I had a DHL driver turn up with a full 40' curtain sided truck to make a delivery for me the other day - he was good as gold, and even helped to move the item round the side of the house with me - a gem! On the other hand I've had some right surly types who could barely bring themselves to hand me a Jiffy bag. MyHermes is often complained about, but my regular delivery guy is a gem, always cheerful. Frequently small packages are consolidated into shrink wrapped pallets and crates for long distance routing, when they're split up at the distribution centre you're at the mercy of the drivers to use some common sense when it comes to loading their vans. It's all too common to see small packages marked 'Fragile' sculling around the floor of the van with a box of assorted anvils (or similar)... Combine this with drivers who are up against horribly tight delivery schedules so they drive their vans like rally spec Subarus and there's a recipe for disappointed customers!


----------



## marcros (6 Dec 2013)

it sounds nice and easy driving around, dropping off a few parcels, but I imagine that in reality it is horrendously stressful, more drops than it is possible to do and heavily target driven. Not a job that i would look forward to doing.


----------



## KevM (6 Dec 2013)

marcros":s6mogkbz said:


> it sounds nice and easy driving around, dropping off a few parcels, but I imagine that in reality it is horrendously stressful, more drops than it is possible to do and heavily target driven. Not a job that i would look forward to doing.

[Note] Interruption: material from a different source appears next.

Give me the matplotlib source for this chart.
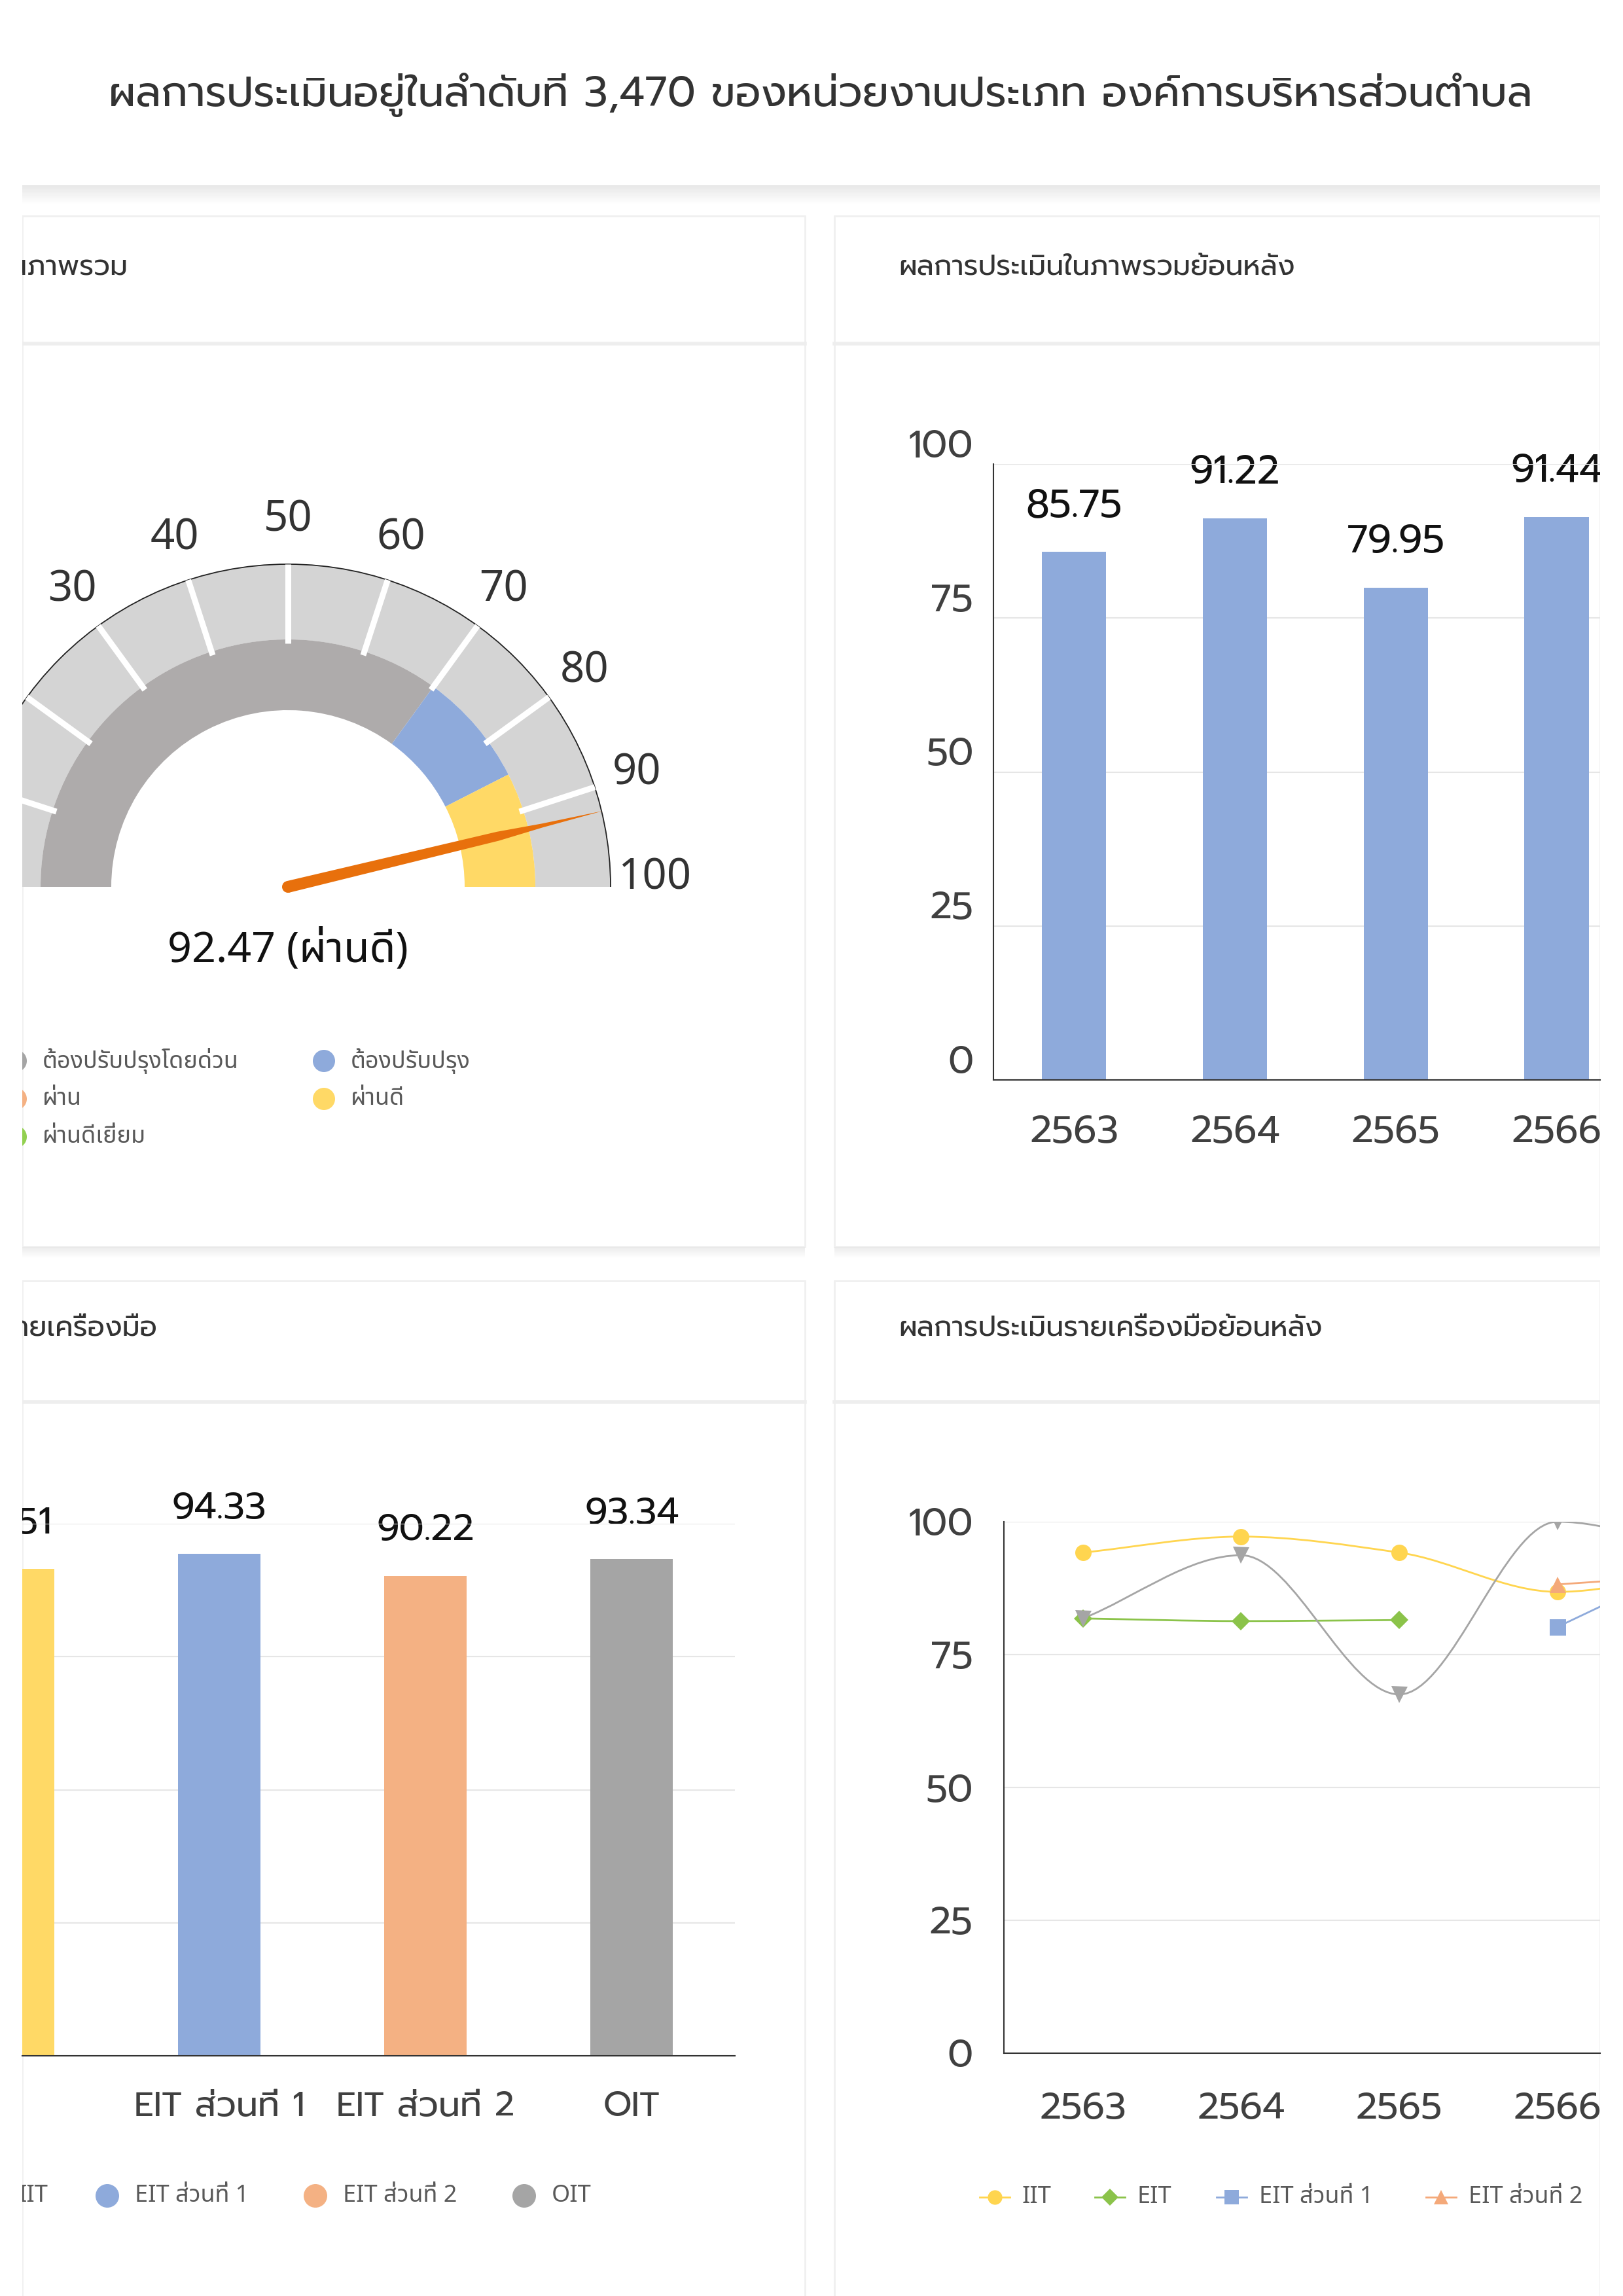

Agreed, a lot of them are on horribly tight schedules. Some of the drivers are effectively self-employed and using their own vehicle being paid a pittance per delivery.

Where I live I think it's a mixed blessing, we're a few miles out of town, easy to find and easy to park but further between deliveries and with some delightful, but un-findable, addresses like 'Honeysuckle Cottage', just down from the barn that used to be there when we were kids but burned down in 1987, next to what used to be old Brian's place - rather than '29 Acacia Road'.


----------



## Baldhead (6 Dec 2013)

KevM":3bgi8hyu said:


> marcros":3bgi8hyu said:
> 
> 
> > it sounds nice and easy driving around, dropping off a few parcels, but I imagine that in reality it is horrendously stressful, more drops than it is possible to do and heavily target driven. Not a job that i would look forward to doing.
> ...


Guys, please don't grey me wrong, I'm not blaming the delivery guy, what I object to most strongly is if the consignment is tracked as 'out for delivery' then it should be delivered that day.
I have just tracked it again, it's 'out for delivery' unfortunately I will be out sometime today, and worse still is I have had a reply from my complaint to TNT, which says, 'I have spoken to the depot this morning and requested every effort is made to ensure you recieve your delivery today', so although my parcel is 'out for delivery' it is still not guaranteed to be delivered today.

TNT WHAT IS THE POINT OF TRACKING PARCELS.

Sorry for shouting guys but it's really doing my head in.

By the way, I always use Interparcel economy (UPS) never had a problem, and the UPS driver is always very helpful.

Baldhead


----------